Tim: Yes, it’s the same in Korea.
Debbie: Hmm... so, what’s the exact date for “Lunar New Year’s Day”?
Tim: It differs every year. Normally it’s held in February.
Debbie: What do Korean people do on that day?
Tim: Well, it's very much like 추석 “Korean Thanksgiving Day”...
Debbie: So, many families go back to their hometowns and spend some quality time with their family, then?
Tim: Right. Second, they hold a memorial service for their ancestors wishing for a happy New Year.
Debbie: I know what’s next after the ritual…The children would then bow to their grand-parents, parents and relatives, which is called 세배 (sebae).
Tim: Right! Then they receive some pocket money, which is called 세뱃돈 (sebaedon). I used to collect a lot of 세뱃돈 when I was little but, not anymore…
Debbie: Aww yeah, too bad~ oh, and let’s not forget to mention the food!

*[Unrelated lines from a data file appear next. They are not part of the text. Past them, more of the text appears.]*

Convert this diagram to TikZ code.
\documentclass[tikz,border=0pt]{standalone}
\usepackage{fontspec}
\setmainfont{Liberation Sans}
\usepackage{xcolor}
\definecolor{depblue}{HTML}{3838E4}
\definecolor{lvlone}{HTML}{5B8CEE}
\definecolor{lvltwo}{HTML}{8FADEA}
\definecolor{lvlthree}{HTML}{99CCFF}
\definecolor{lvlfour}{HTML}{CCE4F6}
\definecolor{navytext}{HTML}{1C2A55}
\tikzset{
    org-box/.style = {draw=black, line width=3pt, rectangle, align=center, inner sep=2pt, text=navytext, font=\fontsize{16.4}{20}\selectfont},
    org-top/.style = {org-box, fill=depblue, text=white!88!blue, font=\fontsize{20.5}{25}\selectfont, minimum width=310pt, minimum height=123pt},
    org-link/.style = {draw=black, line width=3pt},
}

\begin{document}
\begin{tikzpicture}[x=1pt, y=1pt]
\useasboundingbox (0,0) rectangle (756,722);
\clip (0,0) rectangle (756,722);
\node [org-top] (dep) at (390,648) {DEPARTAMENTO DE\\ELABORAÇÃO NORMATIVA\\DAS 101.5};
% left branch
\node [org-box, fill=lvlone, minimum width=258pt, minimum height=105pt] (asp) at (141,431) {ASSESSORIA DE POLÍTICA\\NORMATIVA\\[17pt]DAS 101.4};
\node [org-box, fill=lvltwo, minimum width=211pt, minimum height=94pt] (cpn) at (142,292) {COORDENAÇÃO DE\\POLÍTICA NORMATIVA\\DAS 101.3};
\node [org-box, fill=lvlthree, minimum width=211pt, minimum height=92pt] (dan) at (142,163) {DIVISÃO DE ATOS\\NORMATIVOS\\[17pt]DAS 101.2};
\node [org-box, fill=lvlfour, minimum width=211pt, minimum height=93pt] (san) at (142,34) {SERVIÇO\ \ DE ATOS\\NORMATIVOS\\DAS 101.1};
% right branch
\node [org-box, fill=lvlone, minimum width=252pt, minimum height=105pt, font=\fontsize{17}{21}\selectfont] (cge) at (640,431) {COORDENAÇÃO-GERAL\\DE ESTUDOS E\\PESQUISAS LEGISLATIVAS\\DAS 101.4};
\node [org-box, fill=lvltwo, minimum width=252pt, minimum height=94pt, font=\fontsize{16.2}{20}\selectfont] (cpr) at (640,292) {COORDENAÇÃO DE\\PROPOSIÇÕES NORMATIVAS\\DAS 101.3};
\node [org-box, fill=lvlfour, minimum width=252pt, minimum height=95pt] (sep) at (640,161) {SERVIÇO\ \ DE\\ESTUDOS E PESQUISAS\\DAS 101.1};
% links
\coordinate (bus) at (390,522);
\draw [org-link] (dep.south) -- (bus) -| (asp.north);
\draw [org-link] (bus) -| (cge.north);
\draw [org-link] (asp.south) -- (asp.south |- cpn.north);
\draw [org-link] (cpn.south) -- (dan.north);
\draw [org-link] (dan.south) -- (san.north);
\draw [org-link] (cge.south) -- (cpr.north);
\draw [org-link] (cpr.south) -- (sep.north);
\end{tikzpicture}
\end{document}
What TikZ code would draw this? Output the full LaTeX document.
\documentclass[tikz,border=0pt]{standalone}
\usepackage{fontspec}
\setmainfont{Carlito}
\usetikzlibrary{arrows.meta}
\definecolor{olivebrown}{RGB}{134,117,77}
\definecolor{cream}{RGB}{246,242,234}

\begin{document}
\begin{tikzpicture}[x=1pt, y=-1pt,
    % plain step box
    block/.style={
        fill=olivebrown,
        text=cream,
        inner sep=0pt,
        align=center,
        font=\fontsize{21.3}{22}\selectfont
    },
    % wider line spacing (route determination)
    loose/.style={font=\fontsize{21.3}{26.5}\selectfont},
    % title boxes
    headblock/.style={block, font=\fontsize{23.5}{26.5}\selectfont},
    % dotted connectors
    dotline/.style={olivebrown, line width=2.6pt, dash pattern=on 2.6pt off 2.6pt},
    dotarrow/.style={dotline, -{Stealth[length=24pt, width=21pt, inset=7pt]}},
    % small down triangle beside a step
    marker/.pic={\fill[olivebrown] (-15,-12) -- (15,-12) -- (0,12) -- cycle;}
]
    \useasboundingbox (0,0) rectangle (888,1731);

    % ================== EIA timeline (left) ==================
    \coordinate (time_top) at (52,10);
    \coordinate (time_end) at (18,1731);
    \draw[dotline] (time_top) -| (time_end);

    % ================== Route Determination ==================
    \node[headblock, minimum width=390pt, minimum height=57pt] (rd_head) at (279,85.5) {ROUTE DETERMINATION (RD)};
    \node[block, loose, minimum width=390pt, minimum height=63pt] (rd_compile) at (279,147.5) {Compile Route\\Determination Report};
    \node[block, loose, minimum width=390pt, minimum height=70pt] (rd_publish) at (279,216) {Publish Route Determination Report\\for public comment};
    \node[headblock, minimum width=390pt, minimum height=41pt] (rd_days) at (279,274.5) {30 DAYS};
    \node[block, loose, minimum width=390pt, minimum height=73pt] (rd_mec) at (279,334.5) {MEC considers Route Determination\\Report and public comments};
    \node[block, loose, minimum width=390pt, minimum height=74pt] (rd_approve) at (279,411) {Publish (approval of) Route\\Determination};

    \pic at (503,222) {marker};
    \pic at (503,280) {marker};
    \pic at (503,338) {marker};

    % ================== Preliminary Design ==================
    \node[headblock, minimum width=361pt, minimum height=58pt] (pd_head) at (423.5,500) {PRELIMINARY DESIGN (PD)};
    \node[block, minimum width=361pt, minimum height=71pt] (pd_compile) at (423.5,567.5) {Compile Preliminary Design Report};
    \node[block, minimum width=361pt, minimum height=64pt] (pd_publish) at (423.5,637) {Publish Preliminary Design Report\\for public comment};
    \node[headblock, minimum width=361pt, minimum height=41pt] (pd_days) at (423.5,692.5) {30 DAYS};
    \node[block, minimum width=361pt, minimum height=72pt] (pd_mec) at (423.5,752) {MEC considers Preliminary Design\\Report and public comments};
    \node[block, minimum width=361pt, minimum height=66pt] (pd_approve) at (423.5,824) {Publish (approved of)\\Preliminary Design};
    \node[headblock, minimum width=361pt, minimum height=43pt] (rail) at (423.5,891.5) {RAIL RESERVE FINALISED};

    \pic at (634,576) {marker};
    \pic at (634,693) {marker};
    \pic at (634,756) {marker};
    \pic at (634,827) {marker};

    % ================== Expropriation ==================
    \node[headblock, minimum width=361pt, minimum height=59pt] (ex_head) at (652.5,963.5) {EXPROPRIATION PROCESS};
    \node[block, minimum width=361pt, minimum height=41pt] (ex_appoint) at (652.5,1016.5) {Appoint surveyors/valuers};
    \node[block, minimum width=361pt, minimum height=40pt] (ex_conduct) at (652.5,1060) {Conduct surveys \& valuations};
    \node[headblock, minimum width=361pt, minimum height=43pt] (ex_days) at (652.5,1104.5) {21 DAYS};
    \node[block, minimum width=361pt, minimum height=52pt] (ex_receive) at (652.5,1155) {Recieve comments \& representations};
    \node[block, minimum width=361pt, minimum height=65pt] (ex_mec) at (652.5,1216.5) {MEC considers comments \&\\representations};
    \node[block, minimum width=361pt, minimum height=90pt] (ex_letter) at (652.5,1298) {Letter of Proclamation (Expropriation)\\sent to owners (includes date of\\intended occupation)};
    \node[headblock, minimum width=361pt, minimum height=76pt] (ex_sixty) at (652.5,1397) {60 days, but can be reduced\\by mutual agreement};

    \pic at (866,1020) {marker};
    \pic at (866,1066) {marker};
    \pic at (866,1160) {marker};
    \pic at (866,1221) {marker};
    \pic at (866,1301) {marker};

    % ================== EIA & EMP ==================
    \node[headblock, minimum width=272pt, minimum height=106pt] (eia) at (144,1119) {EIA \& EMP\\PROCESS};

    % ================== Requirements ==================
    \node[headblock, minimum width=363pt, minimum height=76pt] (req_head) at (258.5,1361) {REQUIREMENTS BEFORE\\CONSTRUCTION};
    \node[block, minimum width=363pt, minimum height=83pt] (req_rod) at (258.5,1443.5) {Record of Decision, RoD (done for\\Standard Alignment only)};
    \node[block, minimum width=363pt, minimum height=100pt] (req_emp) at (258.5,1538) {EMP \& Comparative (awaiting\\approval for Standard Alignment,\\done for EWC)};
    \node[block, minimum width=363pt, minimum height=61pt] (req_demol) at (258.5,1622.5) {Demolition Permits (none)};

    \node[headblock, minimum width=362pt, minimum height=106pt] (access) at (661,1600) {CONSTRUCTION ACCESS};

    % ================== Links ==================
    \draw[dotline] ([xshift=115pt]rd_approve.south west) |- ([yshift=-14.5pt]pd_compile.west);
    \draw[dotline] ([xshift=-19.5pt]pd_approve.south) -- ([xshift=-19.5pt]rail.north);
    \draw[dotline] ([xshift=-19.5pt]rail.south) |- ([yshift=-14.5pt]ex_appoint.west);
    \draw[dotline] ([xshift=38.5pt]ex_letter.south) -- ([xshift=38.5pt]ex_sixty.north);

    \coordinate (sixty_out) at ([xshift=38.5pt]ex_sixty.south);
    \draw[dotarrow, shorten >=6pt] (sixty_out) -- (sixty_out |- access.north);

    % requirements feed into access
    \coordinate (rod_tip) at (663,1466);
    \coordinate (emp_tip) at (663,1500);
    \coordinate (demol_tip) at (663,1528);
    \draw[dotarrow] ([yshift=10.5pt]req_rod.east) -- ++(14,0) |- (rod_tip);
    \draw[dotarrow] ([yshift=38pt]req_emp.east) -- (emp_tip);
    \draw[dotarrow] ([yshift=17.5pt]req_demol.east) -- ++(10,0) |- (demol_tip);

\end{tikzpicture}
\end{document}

They also eat something like “rice cake soup”, right?
Tim: Yes, we call that 떡국. Yes, lastly we eat 떡국 together. 떡국 is so yummy!
Debbie: I like to eat 떡국 as well…Okay, well let’s briefly wrap up today’s topic. The #5 National Holidays is
Tim: 어버이 날 “Parent’s Day”
Debbie: Number 4 is…
Tim: 크리스마스 “Christmas Day”.
Debbie: Number 3 is…
Tim: 신정 “New Year’s Day”.
Debbie: Number 2 is…
Tim: 추석 “Korean Thanksgiving Day”.
Debbie: And the #1 National Holiday in Korea is…
Tim: 설날 “Lunar New Year’s Day!”
Debbie: That’s right! Okay. Well that’s all for today’s lesson. Thanks for listening and thank you Tim for being with us.
Tim: 천만에요! “You’re welcome!” 그럼 다음시간에 또 만나요.